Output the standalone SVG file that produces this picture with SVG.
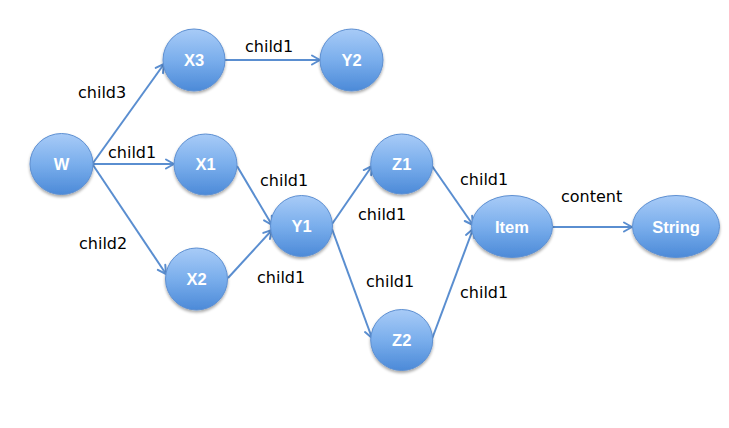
<svg xmlns="http://www.w3.org/2000/svg" width="729" height="428" viewBox="0 0 729 428">
<defs>
<linearGradient id="g" x1="0" y1="0" x2="0" y2="1">
<stop offset="0" stop-color="#a8cbf7"/>
<stop offset="0.5" stop-color="#7aaeec"/>
<stop offset="1" stop-color="#4c8ad8"/>
</linearGradient>
<filter id="sh" x="-20%" y="-20%" width="140%" height="150%">
<feGaussianBlur in="SourceAlpha" stdDeviation="1.5"/>
<feOffset dy="2" result="b"/>
<feComponentTransfer><feFuncA type="linear" slope="0.35"/></feComponentTransfer>
<feMerge><feMergeNode/><feMergeNode in="SourceGraphic"/></feMerge>
</filter>
<marker id="arr" viewBox="0 0 12 12" refX="10" refY="6" markerWidth="12" markerHeight="12" markerUnits="userSpaceOnUse" orient="auto">
<path d="M2,1.5 L10,6 L2,10.5" fill="none" stroke="#5a8ed0" stroke-width="2" stroke-linecap="round" stroke-linejoin="round"/>
</marker>
</defs>
<style>
.n{fill:url(#g);stroke:#5e90d2;stroke-width:1;filter:url(#sh)}
.nt{font-family:"Liberation Sans",Arial,sans-serif;font-size:16.5px;font-weight:bold;fill:#ffffff;text-anchor:middle}
.e{fill:none;stroke:#5a8ed0;stroke-width:2;marker-end:url(#arr)}
.l{font-family:"DejaVu Sans",sans-serif;font-size:16px;fill:#000000}
</style>
<rect width="729" height="428" fill="#ffffff"/>
<g id="connectors">
<line class="e" x1="93" y1="163" x2="164" y2="64"/>
<line class="e" x1="93" y1="164" x2="174" y2="164"/>
<line class="e" x1="93" y1="165" x2="166" y2="274"/>
<line class="e" x1="225" y1="60" x2="320" y2="60"/>
<line class="e" x1="237" y1="166" x2="272" y2="225"/>
<line class="e" x1="228" y1="278" x2="272" y2="230"/>
<line class="e" x1="332" y1="224" x2="372" y2="166"/>
<line class="e" x1="332" y1="229" x2="372" y2="338"/>
<line class="e" x1="432" y1="166" x2="473" y2="225"/>
<line class="e" x1="432" y1="339" x2="473" y2="229"/>
<line class="e" x1="553" y1="227" x2="632" y2="227"/>
</g>
<g id="labels">
<text class="l" x="245" y="52">child1</text>
<text class="l" x="78" y="98">child3</text>
<text class="l" x="108" y="158">child1</text>
<text class="l" x="260" y="186">child1</text>
<text class="l" x="79" y="249">child2</text>
<text class="l" x="257" y="283">child1</text>
<text class="l" x="358" y="220">child1</text>
<text class="l" x="366" y="287">child1</text>
<text class="l" x="460" y="185">child1</text>
<text class="l" x="460" y="298">child1</text>
<text class="l" x="561" y="202">content</text>
</g>
<g id="W"><ellipse class="n" cx="61.5" cy="164" rx="31.5" ry="30.5"/><text class="nt" x="61.5" y="170">W</text></g>
<g id="X3"><ellipse class="n" cx="194" cy="60" rx="31" ry="31"/><text class="nt" x="194" y="66">X3</text></g>
<g id="Y2"><ellipse class="n" cx="351.5" cy="60" rx="31.5" ry="31"/><text class="nt" x="351.5" y="66">Y2</text></g>
<g id="X1"><ellipse class="n" cx="205.5" cy="164.5" rx="31.5" ry="30.5"/><text class="nt" x="205.5" y="170">X1</text></g>
<g id="X2"><ellipse class="n" cx="196.5" cy="279" rx="31" ry="31"/><text class="nt" x="196.5" y="285">X2</text></g>
<g id="Y1"><ellipse class="n" cx="301.5" cy="226" rx="31" ry="30.5"/><text class="nt" x="301.5" y="232">Y1</text></g>
<g id="Z1"><ellipse class="n" cx="401.7" cy="164" rx="31" ry="30"/><text class="nt" x="401.7" y="170">Z1</text></g>
<g id="Z2"><ellipse class="n" cx="401.7" cy="340" rx="31" ry="30.5"/><text class="nt" x="401.7" y="346">Z2</text></g>
<g id="Item"><ellipse class="n" cx="512" cy="226.5" rx="40.5" ry="31"/><text class="nt" x="512" y="232.5">Item</text></g>
<g id="String"><ellipse class="n" cx="676" cy="226.5" rx="43.5" ry="31"/><text class="nt" x="676" y="232.5">String</text></g>
</svg>
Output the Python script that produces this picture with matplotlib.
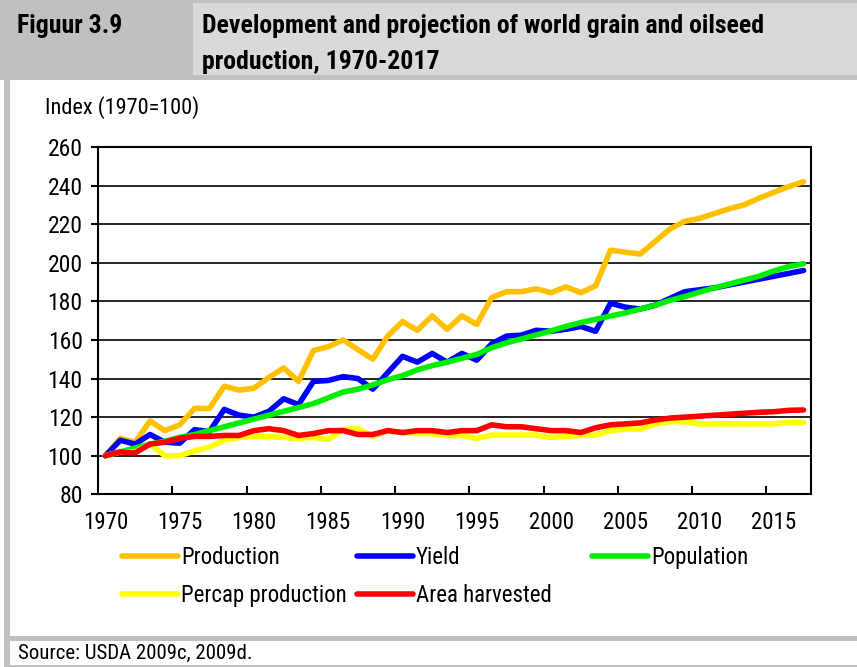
import numpy as np
import matplotlib
matplotlib.use("Agg")
import matplotlib.pyplot as plt
from matplotlib import font_manager
from matplotlib.patches import Rectangle
from matplotlib.ticker import FixedLocator, MultipleLocator

# kies een smal lettertype als dat er is
available = {f.name for f in font_manager.fontManager.ttflist}
narrow = [f for f in ["Liberation Sans Narrow", "Roboto Condensed", "DejaVu Sans Condensed"]
          if f in available]
plt.rcParams["font.family"] = narrow + ["Liberation Sans", "DejaVu Sans"]

# data (index 1970=100)
years = list(range(1970, 2018))
production = [100, 109, 107, 118, 113, 116, 124.5, 124.5, 136, 134,
              135, 140.5, 145.5, 138.5, 154.5, 156.5, 160, 155, 150, 162,
              169.5, 165, 172.5, 165.5, 172.5, 168, 182, 185, 185, 186.5,
              184.5, 187.5, 184.5, 188, 206.5, 205.5, 204.5, 211, 217.5, 221.5,
              223, 225.5, 228, 230, 233.5, 236.5, 239.5, 242]
yield_ = [100, 108, 106, 111, 107, 106.5, 113.5, 112.5, 124, 121,
          120, 123, 129.5, 126.5, 138.5, 139, 141, 140, 134.5, 143,
          151.5, 148.5, 153, 148.5, 153, 149.5, 158, 162, 162.5, 165,
          164.5, 165.5, 167, 164.5, 179, 177, 176, 178, 181.5, 185,
          186, 187, 188.5, 190, 191.5, 193, 194.5, 196]
population = [100, 102, 104, 106, 107.5, 109.5, 111, 113, 115, 117,
              119, 121, 123, 125, 127, 130, 133, 134.5, 136.7, 139.4,
              141.5, 144.5, 146.7, 148.5, 150.5, 152.5, 156, 158.5, 160.5, 162.6,
              164.7, 167, 169, 170.7, 172.4, 174, 176, 178, 180.5, 182.5,
              184.8, 187, 189, 191, 193, 195.8, 198, 199.5]
percap = [100, 102, 102, 106, 100, 100, 102.5, 104.5, 108, 109.5,
          110, 110, 109.5, 109, 109.5, 108.5, 113.5, 114, 110, 113,
          112, 111.5, 111.5, 110.5, 110.5, 109, 110.7, 110.7, 110.7, 110.7,
          109.5, 110, 110.5, 110.7, 113, 113.8, 113.8, 116.4, 117.6, 117.6,
          116.5, 116.5, 116.5, 116.5, 116.5, 116.5, 117.3, 117.3]
area = [100, 102, 101.5, 106, 107, 109, 110, 110, 110.5, 110.5,
        113, 114, 113, 110.5, 111.5, 113, 113, 111, 111, 113,
        112, 113, 113, 112, 113, 113, 116, 115, 115, 114,
        113, 113, 112, 114.5, 116, 116.5, 117, 118.5, 119.5, 120,
        120.5, 121, 121.5, 122, 122.5, 122.8, 123.5, 123.7]

series = [("Production", production, "#FFC000"),
          ("Yield", yield_, "#0000FF"),
          ("Population", population, "#00EE00"),
          ("Percap production", percap, "#FFFF00"),
          ("Area harvested", area, "#FF0000")]

W, H = 857, 667
fig = plt.figure(figsize=(W / 100, H / 100), dpi=100)

def px_rect(x0, y0, x1, y1, color):
    fig.patches.append(Rectangle((x0 / W, 1 - y1 / H), (x1 - x0) / W, (y1 - y0) / H,
                                 transform=fig.transFigure, color=color, lw=0, zorder=0))

# kader en kop
px_rect(0, 0, W, 80, "#c0c0c0")
px_rect(193, 3, W, 75, "#d9d9d9")
px_rect(4, 80, 10, H, "#c0c0c0")
px_rect(4, 636, W, 641, "#c0c0c0")
px_rect(4, 665, W, H, "#c0c0c0")

fig.text(17 / W, 1 - 26 / H, "Figuur 3.9", fontsize=18.5, fontweight="bold", va="center")
fig.text(202 / W, 1 - 26 / H, "Development and projection of world grain and oilseed",
         fontsize=18.5, fontweight="bold", va="center")
fig.text(202 / W, 1 - 62 / H, "production, 1970-2017", fontsize=18.5, fontweight="bold", va="center")
fig.text(45 / W, 1 - 108 / H, "Index (1970=100)", fontsize=16, va="center")
fig.text(18 / W, 1 - 653 / H, "Source: USDA 2009c, 2009d.", fontsize=15, va="center")

ax = fig.add_axes([98 / W, 1 - 494.3 / H, 713 / W, 347.3 / H])
lines = []
for name, vals, col in series:
    ln, = ax.plot(years, vals, color=col, lw=4, label=name,
                  solid_joinstyle="round", solid_capstyle="round")
    lines.append(ln)

ax.set_xlim(1969.5, 2017.5)
ax.set_ylim(80, 260)
ax.yaxis.set_major_locator(MultipleLocator(20))
ax.grid(axis="y", color="black", lw=1.2)
ax.set_axisbelow(True)
ax.set_xticks(range(1970, 2016, 5))
ax.xaxis.set_minor_locator(FixedLocator(np.arange(1974.5, 2015, 5)))
ax.tick_params(axis="x", which="major", length=0, pad=12, labelsize=16.5)
ax.tick_params(axis="x", which="minor", direction="in", length=6, width=1.5)
ax.tick_params(axis="y", direction="out", length=5, width=1.5, pad=6, labelsize=17)
for sp in ax.spines.values():
    sp.set_linewidth(1.5)

# legenda: drie kolommen
cols = [(122, [lines[0], lines[3]]), (357, [lines[1], lines[4]]), (592, [lines[2]])]
for x, hs in cols:
    fig.legend(handles=hs, loc="upper left", bbox_to_anchor=(x / W, 1 - 546 / H),
               frameon=False, fontsize=16.5, handlelength=2.45, handletextpad=0.12,
               borderpad=0, borderaxespad=0, labelspacing=0.65)

fig.savefig("out.png", dpi=100, facecolor="white")
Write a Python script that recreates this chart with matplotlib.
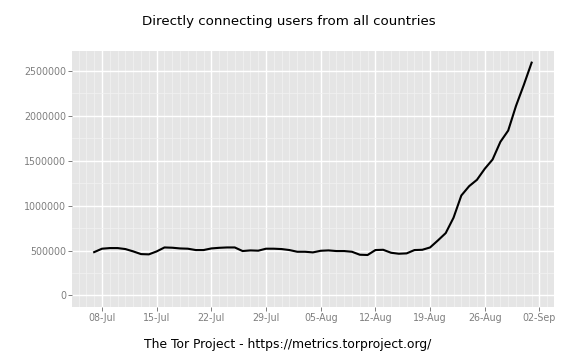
import matplotlib
matplotlib.use("Agg")
import matplotlib.pyplot as plt
import matplotlib.dates as mdates
import numpy as np
import datetime as dt

start_date = "2013-07-07"
users = [482, 520, 527, 527, 516, 490, 460, 457, 490, 534,
         531, 523, 520, 505, 505, 523, 530, 534, 534, 494,
         501, 498, 520, 520, 516, 505, 486, 486, 479, 497,
         501, 494, 494, 486, 453, 450, 505, 508, 475, 464,
         468, 505, 508, 534, 612, 694, 865, 1113, 1217, 1288,
         1411, 1514, 1711, 1837, 2112, 2346, 2594]
users = [u * 1000 for u in users]
title = "Directly connecting users from all countries"
caption = "The Tor Project - https://metrics.torproject.org/"
y_ticks = [0, 500000, 1000000, 1500000, 2000000, 2500000]

d0 = dt.datetime.strptime(start_date, "%Y-%m-%d")
dates = [d0 + dt.timedelta(days=i) for i in range(len(users))]
xnum = mdates.date2num(dates)

W, H = 576, 360
fig = plt.figure(figsize=(W / 72, H / 72), dpi=72)
left, right, top, bottom = 72.3, 553.5, 51, 307
ax = fig.add_axes([left / W, 1 - bottom / H, (right - left) / W, (bottom - top) / H])
ax.set_facecolor("#E5E5E5")
for s in ax.spines.values():
    s.set_visible(False)

xr = xnum[-1] - xnum[0]
ax.set_xlim(xnum[0] - 0.05 * xr, xnum[-1] + 0.05 * xr)
ymax = max(users)
ax.set_ylim(-0.05 * ymax, 1.05 * ymax)

ax.xaxis.set_major_locator(mdates.WeekdayLocator(byweekday=mdates.MO))
ax.xaxis.set_minor_locator(mdates.DayLocator())
ax.xaxis.set_major_formatter(mdates.DateFormatter("%d-%b"))
ax.set_yticks(y_ticks)
ax.set_yticklabels([str(v) for v in y_ticks])
ax.yaxis.set_minor_locator(matplotlib.ticker.MultipleLocator(250000))

ax.grid(which="minor", color="#F2F2F2", linewidth=0.7)
ax.grid(which="major", color="white", linewidth=1.4)
ax.set_axisbelow(True)
ax.tick_params(which="major", length=4, width=1, color="#7F7F7F",
               labelcolor="#7F7F7F", labelsize=9.5, pad=2)
ax.tick_params(which="minor", length=0)

ax.plot(xnum, users, color="black", linewidth=2.1, solid_joinstyle="round")

fig.text(288.5 / W, 1 - 22 / H, title, ha="center", va="center", fontsize=13.4)
fig.text(288 / W, 1 - 344.5 / H, caption, ha="center", va="center", fontsize=12.4)

fig.savefig("out.png", dpi=72)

▶ _Your instructions_
Do not copy any pictures. Retype exactly the stretch from the line with "Write a Python" through the line with "xnum = mdates.date2num(dates)".

▶ _Exercise output_
Write a Python script that recreates this chart with matplotlib.
import matplotlib
matplotlib.use("Agg")
import matplotlib.pyplot as plt
import matplotlib.dates as mdates
import numpy as np
import datetime as dt

start_date = "2013-07-07"
users = [482, 520, 527, 527, 516, 490, 460, 457, 490, 534,
         531, 523, 520, 505, 505, 523, 530, 534, 534, 494,
         501, 498, 520, 520, 516, 505, 486, 486, 479, 497,
         501, 494, 494, 486, 453, 450, 505, 508, 475, 464,
         468, 505, 508, 534, 612, 694, 865, 1113, 1217, 1288,
         1411, 1514, 1711, 1837, 2112, 2346, 2594]
users = [u * 1000 for u in users]
title = "Directly connecting users from all countries"
caption = "The Tor Project - https://metrics.torproject.org/"
y_ticks = [0, 500000, 1000000, 1500000, 2000000, 2500000]

d0 = dt.datetime.strptime(start_date, "%Y-%m-%d")
dates = [d0 + dt.timedelta(days=i) for i in range(len(users))]
xnum = mdates.date2num(dates)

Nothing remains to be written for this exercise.